- [SUPPLIED DATA]

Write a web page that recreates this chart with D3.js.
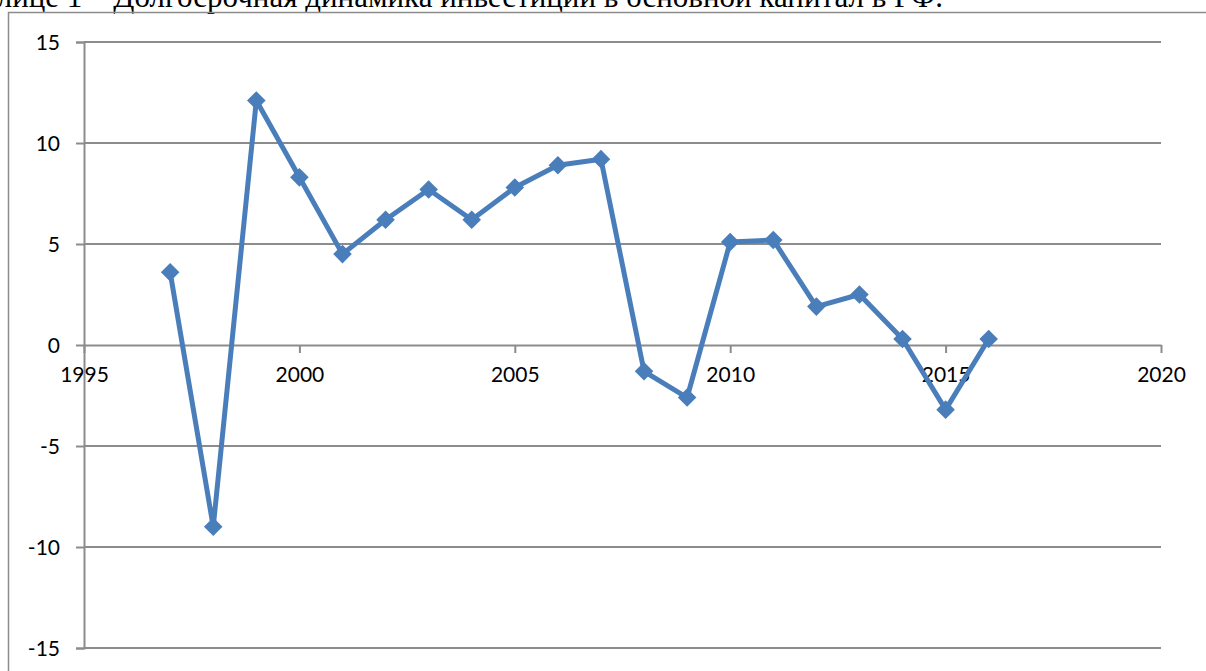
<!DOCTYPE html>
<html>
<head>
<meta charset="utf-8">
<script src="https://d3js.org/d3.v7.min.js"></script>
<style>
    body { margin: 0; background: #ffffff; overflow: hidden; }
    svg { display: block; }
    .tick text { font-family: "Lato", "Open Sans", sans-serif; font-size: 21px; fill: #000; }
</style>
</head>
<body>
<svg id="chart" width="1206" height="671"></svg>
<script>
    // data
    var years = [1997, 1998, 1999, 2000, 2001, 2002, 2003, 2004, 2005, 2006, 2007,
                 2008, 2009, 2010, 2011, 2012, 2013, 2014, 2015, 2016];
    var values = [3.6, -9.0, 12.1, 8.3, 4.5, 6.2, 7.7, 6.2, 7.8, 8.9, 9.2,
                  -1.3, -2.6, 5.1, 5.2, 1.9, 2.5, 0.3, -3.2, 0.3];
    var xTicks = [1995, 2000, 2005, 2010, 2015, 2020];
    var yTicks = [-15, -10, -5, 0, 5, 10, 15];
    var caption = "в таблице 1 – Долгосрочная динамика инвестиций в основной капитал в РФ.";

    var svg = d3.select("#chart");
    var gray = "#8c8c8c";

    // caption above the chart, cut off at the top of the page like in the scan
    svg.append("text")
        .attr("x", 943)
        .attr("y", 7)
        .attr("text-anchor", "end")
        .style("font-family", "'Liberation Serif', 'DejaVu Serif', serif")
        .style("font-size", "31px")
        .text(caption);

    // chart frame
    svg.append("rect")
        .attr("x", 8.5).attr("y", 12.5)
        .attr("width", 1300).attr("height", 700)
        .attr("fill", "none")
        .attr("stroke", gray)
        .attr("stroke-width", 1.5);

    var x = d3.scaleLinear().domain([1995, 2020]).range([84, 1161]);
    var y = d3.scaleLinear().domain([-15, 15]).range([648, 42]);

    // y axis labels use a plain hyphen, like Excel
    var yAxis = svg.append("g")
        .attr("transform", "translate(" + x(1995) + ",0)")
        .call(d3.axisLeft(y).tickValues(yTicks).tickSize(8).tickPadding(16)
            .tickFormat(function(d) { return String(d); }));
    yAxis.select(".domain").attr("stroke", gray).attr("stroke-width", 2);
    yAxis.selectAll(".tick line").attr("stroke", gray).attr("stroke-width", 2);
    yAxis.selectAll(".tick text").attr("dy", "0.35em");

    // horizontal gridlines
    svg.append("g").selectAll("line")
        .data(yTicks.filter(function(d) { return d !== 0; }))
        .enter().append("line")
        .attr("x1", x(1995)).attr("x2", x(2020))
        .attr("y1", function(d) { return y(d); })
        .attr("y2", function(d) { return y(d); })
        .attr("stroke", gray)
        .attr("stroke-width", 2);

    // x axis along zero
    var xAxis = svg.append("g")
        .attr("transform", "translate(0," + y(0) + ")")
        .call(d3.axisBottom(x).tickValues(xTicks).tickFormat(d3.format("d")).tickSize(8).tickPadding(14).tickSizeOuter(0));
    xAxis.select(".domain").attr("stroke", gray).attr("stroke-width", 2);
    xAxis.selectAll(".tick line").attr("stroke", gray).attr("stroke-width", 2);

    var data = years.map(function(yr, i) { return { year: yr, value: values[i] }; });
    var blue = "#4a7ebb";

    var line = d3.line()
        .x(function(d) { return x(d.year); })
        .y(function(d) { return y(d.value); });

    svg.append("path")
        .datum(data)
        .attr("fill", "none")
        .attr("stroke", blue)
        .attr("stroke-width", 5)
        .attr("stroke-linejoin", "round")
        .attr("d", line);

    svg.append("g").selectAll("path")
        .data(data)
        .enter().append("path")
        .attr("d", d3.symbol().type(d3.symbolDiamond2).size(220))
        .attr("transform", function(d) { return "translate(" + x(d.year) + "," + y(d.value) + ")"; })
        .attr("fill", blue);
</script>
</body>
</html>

- [REQUIRED WORK] From the data, pick out every line that includes "page".

- [EXERCISE RESPONSE]
Write a web page that recreates this chart with D3.js.
    // caption above the chart, cut off at the top of the page like in the scan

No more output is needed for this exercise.